__DATA EXTRACT__.

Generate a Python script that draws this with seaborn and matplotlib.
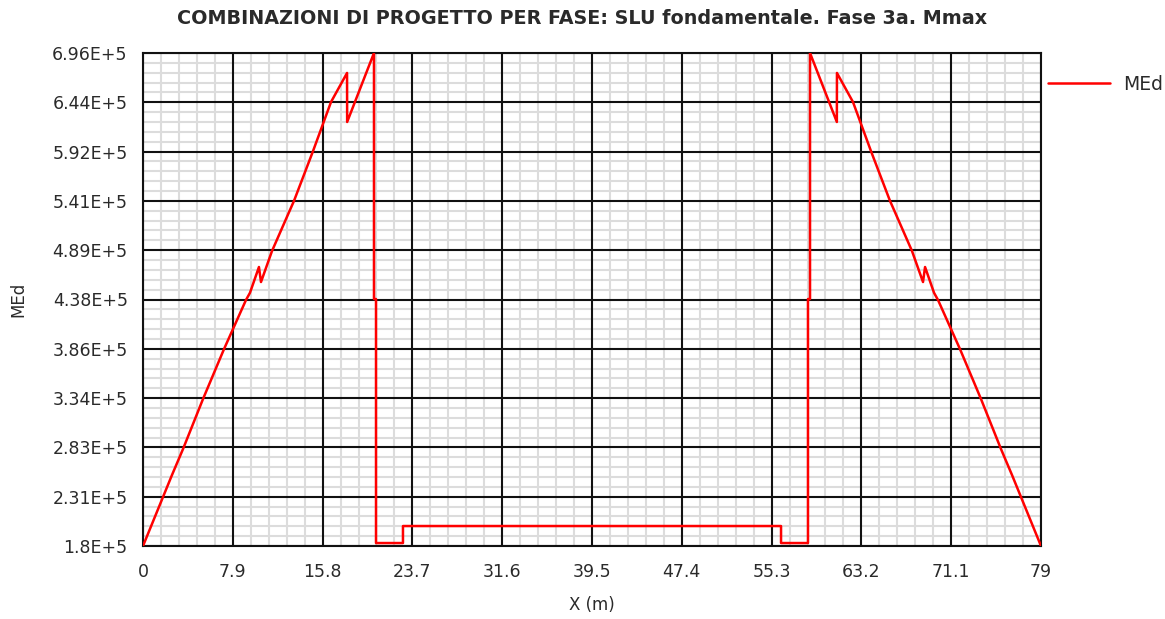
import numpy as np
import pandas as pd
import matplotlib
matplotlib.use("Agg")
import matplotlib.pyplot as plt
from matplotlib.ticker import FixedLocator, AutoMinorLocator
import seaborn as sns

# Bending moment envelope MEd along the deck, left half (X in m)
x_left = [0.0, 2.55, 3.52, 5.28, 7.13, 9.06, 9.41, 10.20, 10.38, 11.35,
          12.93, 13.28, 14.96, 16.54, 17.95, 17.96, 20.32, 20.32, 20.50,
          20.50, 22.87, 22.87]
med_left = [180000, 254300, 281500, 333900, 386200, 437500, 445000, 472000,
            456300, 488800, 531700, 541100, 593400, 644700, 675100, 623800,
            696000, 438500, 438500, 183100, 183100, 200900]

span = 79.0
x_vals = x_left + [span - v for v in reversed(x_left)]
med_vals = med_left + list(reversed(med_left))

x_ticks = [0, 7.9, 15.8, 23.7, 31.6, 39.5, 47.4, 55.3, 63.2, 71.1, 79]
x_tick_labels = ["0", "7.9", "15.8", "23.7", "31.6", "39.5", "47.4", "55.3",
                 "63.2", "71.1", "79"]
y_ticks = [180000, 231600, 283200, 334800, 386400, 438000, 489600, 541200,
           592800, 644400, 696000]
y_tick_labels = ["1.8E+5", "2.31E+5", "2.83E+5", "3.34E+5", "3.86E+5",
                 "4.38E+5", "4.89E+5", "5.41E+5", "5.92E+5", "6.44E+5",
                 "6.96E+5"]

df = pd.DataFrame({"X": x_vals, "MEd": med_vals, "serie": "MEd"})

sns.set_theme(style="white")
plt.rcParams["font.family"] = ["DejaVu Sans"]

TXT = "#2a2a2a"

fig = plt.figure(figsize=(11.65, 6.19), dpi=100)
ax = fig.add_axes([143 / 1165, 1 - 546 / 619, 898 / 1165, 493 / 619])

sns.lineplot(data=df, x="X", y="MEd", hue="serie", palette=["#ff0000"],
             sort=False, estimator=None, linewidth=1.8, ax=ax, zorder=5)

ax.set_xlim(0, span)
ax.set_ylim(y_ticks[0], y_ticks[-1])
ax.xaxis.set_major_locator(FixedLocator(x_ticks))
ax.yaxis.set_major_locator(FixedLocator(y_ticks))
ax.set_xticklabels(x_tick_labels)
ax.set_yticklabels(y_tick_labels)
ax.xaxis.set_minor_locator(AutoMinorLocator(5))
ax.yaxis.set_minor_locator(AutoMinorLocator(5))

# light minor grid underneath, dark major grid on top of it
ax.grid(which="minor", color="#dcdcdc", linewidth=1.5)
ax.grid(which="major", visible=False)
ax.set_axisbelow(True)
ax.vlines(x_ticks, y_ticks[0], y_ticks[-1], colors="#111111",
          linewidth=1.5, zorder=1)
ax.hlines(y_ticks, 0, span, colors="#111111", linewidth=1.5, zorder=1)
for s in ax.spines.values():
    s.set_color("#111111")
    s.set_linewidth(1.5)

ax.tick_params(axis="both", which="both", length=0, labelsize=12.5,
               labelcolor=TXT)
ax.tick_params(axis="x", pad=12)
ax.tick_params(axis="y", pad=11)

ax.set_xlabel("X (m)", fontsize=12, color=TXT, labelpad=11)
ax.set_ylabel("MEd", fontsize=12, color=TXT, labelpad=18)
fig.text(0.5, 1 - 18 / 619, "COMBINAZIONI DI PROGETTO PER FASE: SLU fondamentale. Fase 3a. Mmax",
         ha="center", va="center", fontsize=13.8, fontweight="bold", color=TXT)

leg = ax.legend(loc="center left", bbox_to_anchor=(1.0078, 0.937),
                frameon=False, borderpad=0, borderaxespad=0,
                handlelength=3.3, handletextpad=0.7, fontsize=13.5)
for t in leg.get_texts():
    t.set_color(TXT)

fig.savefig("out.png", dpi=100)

__WHAT TO WORK ON__.
Review the material and copy each line in which the word "seaborn" appears.

__RESPONSE TO THIS EXERCISE__.
Generate a Python script that draws this with seaborn and matplotlib.
import seaborn as sns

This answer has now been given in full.